I am one of those for whom ideas are not a problem at all. Nor is assessing other peoples ideas to quickly figure out which would likely have a market and which would not.

I've just added writing a blog post about this to my to-do list, hopefully I can come up with something good and help a whole lot of you improve upon this if it hits the front page. It's going to be really difficult though to put into words exactly how and why I can easily do this. I've never really thought about that - I just do it. It comes naturally.

I'm going to put a lot more thought to this, but one thing that comes quickly to mind:

Engineers are trained to think of all of the possible things which might go wrong and prevent those from happening. That's the exact opposite mindset of a productive idea bot. The idea bot thinks of all of the possible things that might go right and only thinks about what might go wrong later (often times pointing those things out to the idea bot is a major role of a good engineer).

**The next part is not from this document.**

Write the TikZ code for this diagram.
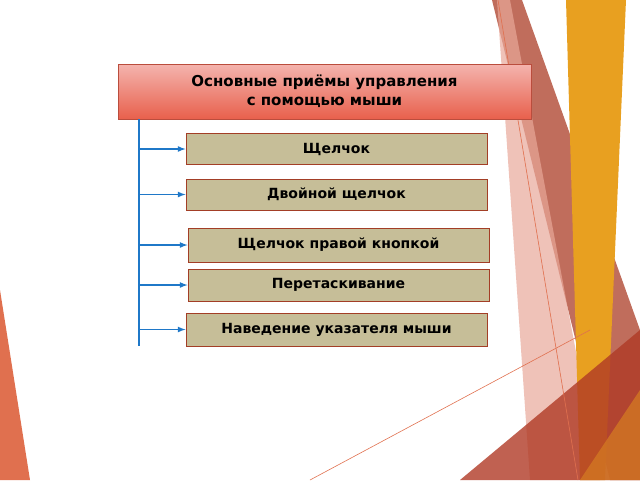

With experience and practice they'll be able to dismiss ideas faster because they know what can go wrong but they still have an optimistic approach and a very open mind to new ideas. Engineers can have a pessimistic approach and a somewhat closed mind about new ideas.

So what you need to do is learn to flip that switch in your brain. Once you start actually building something, think about what can go wrong. But when you're thinking of ideas, dismiss every negative thought that enters your mind and think positive. What could go right, how much could I make from this if all goes perfectly etc. Get yourself excited. Excitement about ideas breeds more ideas.